**Aim**:
Repeat the lines below exactly as they appear, but leave out the images.

━━━ Dataset extract ━━━

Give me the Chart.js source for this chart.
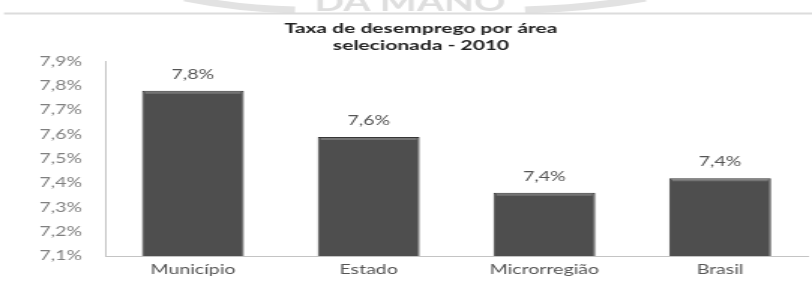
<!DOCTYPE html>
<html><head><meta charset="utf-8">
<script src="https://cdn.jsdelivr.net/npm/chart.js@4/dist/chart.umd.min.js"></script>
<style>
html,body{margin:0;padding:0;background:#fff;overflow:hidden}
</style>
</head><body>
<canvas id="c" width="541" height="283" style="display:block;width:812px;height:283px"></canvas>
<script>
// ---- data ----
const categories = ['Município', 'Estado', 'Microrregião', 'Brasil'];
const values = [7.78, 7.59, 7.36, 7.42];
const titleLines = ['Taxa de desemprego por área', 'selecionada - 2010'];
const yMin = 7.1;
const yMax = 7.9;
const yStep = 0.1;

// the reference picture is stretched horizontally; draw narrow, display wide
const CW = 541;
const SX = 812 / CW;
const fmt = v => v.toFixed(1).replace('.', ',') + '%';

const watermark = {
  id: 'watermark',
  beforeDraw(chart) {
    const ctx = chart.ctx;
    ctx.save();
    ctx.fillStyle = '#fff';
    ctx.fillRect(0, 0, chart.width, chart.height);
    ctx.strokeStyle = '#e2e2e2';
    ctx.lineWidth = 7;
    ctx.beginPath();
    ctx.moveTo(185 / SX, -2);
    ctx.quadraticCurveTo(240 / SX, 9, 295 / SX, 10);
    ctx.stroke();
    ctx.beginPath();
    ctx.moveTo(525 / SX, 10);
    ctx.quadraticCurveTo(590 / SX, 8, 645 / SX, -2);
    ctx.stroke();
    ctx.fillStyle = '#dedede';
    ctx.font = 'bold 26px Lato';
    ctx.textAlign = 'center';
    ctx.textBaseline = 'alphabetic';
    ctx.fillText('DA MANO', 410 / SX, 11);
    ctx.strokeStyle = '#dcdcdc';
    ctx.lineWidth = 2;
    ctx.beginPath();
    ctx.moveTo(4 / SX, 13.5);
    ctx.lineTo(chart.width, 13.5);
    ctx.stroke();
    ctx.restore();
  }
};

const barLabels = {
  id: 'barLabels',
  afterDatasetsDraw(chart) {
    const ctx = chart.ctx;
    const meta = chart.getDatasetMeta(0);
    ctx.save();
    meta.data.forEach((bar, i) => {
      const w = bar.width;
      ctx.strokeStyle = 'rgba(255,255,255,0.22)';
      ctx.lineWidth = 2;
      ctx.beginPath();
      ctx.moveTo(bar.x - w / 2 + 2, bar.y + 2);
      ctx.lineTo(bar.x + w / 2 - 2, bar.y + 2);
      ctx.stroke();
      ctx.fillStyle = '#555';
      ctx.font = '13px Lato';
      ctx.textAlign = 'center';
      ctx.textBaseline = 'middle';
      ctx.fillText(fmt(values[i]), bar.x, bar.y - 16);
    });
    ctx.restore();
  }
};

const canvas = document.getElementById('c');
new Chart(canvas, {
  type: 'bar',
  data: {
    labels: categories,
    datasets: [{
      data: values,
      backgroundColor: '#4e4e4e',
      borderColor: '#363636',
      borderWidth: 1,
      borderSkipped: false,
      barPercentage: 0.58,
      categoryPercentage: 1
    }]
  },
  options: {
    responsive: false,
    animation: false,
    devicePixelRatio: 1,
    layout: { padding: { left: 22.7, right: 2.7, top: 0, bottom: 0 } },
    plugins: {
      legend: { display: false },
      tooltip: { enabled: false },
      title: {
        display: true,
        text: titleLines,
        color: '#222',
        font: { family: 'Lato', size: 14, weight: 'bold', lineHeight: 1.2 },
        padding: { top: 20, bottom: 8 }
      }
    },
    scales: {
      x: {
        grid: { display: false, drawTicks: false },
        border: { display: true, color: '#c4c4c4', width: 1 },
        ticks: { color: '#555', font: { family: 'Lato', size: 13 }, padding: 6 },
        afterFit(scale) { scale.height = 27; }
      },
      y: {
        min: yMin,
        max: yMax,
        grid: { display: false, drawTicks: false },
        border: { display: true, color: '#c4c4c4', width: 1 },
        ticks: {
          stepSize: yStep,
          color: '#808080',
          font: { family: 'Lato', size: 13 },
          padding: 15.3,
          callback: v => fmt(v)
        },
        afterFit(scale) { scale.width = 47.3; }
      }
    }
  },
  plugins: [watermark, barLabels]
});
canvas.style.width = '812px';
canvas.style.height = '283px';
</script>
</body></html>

━━━

**Written response**:
Give me the Chart.js source for this chart.
<!DOCTYPE html>
<html><head><meta charset="utf-8">
<script src="https://cdn.jsdelivr.net/npm/chart.js@4/dist/chart.umd.min.js"></script>
<style>
html,body{margin:0;padding:0;background:#fff;overflow:hidden}
</style>
</head><body>
<canvas id="c" width="541" height="283" style="display:block;width:812px;height:283px"></canvas>
<script>
// ---- data ----
const categories = ['Município', 'Estado', 'Microrregião', 'Brasil'];
const values = [7.78, 7.59, 7.36, 7.42];
const titleLines = ['Taxa de desemprego por área', 'selecionada - 2010'];
const yMin = 7.1;
const yMax = 7.9;
const yStep = 0.1;

// the reference picture is stretched horizontally; draw narrow, display wide
const CW = 541;
const SX = 812 / CW;
const fmt = v => v.toFixed(1).replace('.', ',') + '%';

const watermark = {
  id: 'watermark',
  beforeDraw(chart) {
    const ctx = chart.ctx;
    ctx.save();
    ctx.fillStyle = '#fff';
    ctx.fillRect(0, 0, chart.width, chart.height);
    ctx.strokeStyle = '#e2e2e2';
    ctx.lineWidth = 7;
    ctx.beginPath();
    ctx.moveTo(185 / SX, -2);
    ctx.quadraticCurveTo(240 / SX, 9, 295 / SX, 10);
    ctx.stroke();
    ctx.beginPath();
    ctx.moveTo(525 / SX, 10);
    ctx.quadraticCurveTo(590 / SX, 8, 645 / SX, -2);
    ctx.stroke();
    ctx.fillStyle = '#dedede';
    ctx.font = 'bold 26px Lato';
    ctx.textAlign = 'center';
    ctx.textBaseline = 'alphabetic';
    ctx.fillText('DA MANO', 410 / SX, 11);
    ctx.strokeStyle = '#dcdcdc';
    ctx.lineWidth = 2;
    ctx.beginPath();
    ctx.moveTo(4 / SX, 13.5);
    ctx.lineTo(chart.width, 13.5);
    ctx.stroke();
    ctx.restore();
  }
};

const barLabels = {
  id: 'barLabels',
  afterDatasetsDraw(chart) {
    const ctx = chart.ctx;
    const meta = chart.getDatasetMeta(0);
    ctx.save();
    meta.data.forEach((bar, i) => {
      const w = bar.width;
      ctx.strokeStyle = 'rgba(255,255,255,0.22)';
      ctx.lineWidth = 2;
      ctx.beginPath();
      ctx.moveTo(bar.x - w / 2 + 2, bar.y + 2);
      ctx.lineTo(bar.x + w / 2 - 2, bar.y + 2);
      ctx.stroke();
      ctx.fillStyle = '#555';
      ctx.font = '13px Lato';
      ctx.textAlign = 'center';
      ctx.textBaseline = 'middle';
      ctx.fillText(fmt(values[i]), bar.x, bar.y - 16);
    });
    ctx.restore();
  }
};

const canvas = document.getElementById('c');
new Chart(canvas, {
  type: 'bar',
  data: {
    labels: categories,
    datasets: [{
      data: values,
      backgroundColor: '#4e4e4e',
      borderColor: '#363636',
      borderWidth: 1,
      borderSkipped: false,
      barPercentage: 0.58,
      categoryPercentage: 1
    }]
  },
  options: {
    responsive: false,
    animation: false,
    devicePixelRatio: 1,
    layout: { padding: { left: 22.7, right: 2.7, top: 0, bottom: 0 } },
    plugins: {
      legend: { display: false },
      tooltip: { enabled: false },
      title: {
        display: true,
        text: titleLines,
        color: '#222',
        font: { family: 'Lato', size: 14, weight: 'bold', lineHeight: 1.2 },
        padding: { top: 20, bottom: 8 }
      }
    },
    scales: {
      x: {
        grid: { display: false, drawTicks: false },
        border: { display: true, color: '#c4c4c4', width: 1 },
        ticks: { color: '#555', font: { family: 'Lato', size: 13 }, padding: 6 },
        afterFit(scale) { scale.height = 27; }
      },
      y: {
        min: yMin,
        max: yMax,
        grid: { display: false, drawTicks: false },
        border: { display: true, color: '#c4c4c4', width: 1 },
        ticks: {
          stepSize: yStep,
          color: '#808080',
          font: { family: 'Lato', size: 13 },
          padding: 15.3,
          callback: v => fmt(v)
        },
        afterFit(scale) { scale.width = 47.3; }
      }
    }
  },
  plugins: [watermark, barLabels]
});
canvas.style.width = '812px';
canvas.style.height = '283px';
</script>
</body></html>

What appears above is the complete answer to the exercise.